--- Start ---

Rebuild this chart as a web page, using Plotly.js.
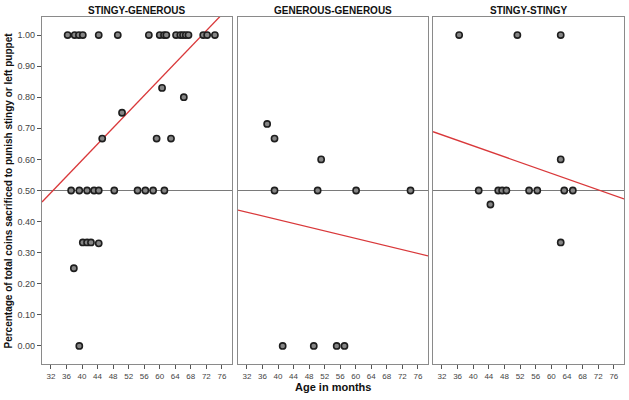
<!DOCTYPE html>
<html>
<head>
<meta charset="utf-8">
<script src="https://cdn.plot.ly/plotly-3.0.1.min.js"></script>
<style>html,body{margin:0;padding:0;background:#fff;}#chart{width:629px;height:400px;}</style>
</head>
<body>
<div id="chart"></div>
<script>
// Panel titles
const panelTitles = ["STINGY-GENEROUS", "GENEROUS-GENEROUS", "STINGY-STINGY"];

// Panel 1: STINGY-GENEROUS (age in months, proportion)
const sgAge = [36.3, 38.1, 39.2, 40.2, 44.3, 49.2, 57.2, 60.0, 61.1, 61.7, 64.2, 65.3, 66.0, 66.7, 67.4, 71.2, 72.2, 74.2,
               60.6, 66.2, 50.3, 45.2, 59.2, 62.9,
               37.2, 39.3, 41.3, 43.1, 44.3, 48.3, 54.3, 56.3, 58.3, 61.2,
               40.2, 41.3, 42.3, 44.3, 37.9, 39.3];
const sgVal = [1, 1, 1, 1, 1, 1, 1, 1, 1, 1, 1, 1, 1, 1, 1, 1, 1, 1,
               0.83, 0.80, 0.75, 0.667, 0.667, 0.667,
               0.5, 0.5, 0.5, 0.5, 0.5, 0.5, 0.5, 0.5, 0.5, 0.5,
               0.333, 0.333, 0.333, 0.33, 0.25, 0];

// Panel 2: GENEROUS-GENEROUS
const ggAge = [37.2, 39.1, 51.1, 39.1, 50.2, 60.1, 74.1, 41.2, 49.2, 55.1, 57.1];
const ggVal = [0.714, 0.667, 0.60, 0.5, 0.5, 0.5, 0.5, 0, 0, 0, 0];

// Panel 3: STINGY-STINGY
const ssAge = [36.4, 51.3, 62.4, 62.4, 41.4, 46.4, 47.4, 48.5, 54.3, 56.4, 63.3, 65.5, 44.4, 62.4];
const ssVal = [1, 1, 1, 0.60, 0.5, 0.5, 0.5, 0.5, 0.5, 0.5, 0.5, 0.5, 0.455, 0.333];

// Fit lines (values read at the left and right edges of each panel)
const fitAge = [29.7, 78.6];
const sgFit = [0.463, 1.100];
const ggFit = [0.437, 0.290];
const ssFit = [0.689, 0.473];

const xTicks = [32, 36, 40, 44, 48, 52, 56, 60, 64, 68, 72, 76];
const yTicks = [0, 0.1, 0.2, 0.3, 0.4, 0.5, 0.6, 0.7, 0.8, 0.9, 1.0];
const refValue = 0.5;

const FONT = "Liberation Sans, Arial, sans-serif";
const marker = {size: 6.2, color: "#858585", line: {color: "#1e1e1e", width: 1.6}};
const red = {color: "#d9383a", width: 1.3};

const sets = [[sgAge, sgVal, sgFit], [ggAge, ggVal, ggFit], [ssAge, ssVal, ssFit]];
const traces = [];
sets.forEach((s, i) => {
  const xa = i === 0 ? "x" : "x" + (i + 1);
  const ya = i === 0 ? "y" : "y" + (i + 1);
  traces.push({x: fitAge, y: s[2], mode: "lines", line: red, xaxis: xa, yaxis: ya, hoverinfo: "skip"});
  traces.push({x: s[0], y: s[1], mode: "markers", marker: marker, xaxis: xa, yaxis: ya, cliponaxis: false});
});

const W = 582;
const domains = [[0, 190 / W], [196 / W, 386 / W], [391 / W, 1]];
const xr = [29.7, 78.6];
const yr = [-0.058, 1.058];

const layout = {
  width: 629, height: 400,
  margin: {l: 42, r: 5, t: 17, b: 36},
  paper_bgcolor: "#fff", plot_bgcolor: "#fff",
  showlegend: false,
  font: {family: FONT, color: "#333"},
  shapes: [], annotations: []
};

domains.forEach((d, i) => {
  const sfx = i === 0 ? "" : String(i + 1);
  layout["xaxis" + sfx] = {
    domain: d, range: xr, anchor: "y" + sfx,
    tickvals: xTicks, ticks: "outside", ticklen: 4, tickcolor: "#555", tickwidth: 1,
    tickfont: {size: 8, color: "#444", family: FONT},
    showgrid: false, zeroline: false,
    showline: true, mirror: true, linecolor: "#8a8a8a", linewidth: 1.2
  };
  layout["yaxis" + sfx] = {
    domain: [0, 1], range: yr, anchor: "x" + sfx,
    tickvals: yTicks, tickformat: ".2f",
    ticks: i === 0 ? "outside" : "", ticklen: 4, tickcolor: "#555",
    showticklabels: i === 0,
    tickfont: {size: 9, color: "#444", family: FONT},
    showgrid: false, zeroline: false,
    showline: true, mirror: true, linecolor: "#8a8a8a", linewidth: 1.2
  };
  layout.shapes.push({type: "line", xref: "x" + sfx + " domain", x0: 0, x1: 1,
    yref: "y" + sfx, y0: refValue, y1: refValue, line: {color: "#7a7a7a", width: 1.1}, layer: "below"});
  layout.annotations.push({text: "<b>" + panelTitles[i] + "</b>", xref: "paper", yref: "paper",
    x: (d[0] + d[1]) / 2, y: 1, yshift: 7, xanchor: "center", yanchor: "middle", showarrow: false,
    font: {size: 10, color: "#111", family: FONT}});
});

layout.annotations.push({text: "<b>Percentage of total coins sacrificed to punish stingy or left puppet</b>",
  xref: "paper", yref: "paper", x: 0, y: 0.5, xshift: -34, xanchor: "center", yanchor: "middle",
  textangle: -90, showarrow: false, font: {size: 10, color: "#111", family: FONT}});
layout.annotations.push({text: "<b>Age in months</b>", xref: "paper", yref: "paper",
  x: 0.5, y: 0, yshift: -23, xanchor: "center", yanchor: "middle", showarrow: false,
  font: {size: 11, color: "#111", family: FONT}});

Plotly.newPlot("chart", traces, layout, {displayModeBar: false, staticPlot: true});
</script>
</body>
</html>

--- End ---

DIRECTIONS FOR THIS TASK
Which lines hold the string "chart"? List them all.

EXERCISE RESPONSE
Rebuild this chart as a web page, using Plotly.js.
<style>html,body{margin:0;padding:0;background:#fff;}#chart{width:629px;height:400px;}</style>
<div id="chart"></div>
Plotly.newPlot("chart", traces, layout, {displayModeBar: false, staticPlot: true});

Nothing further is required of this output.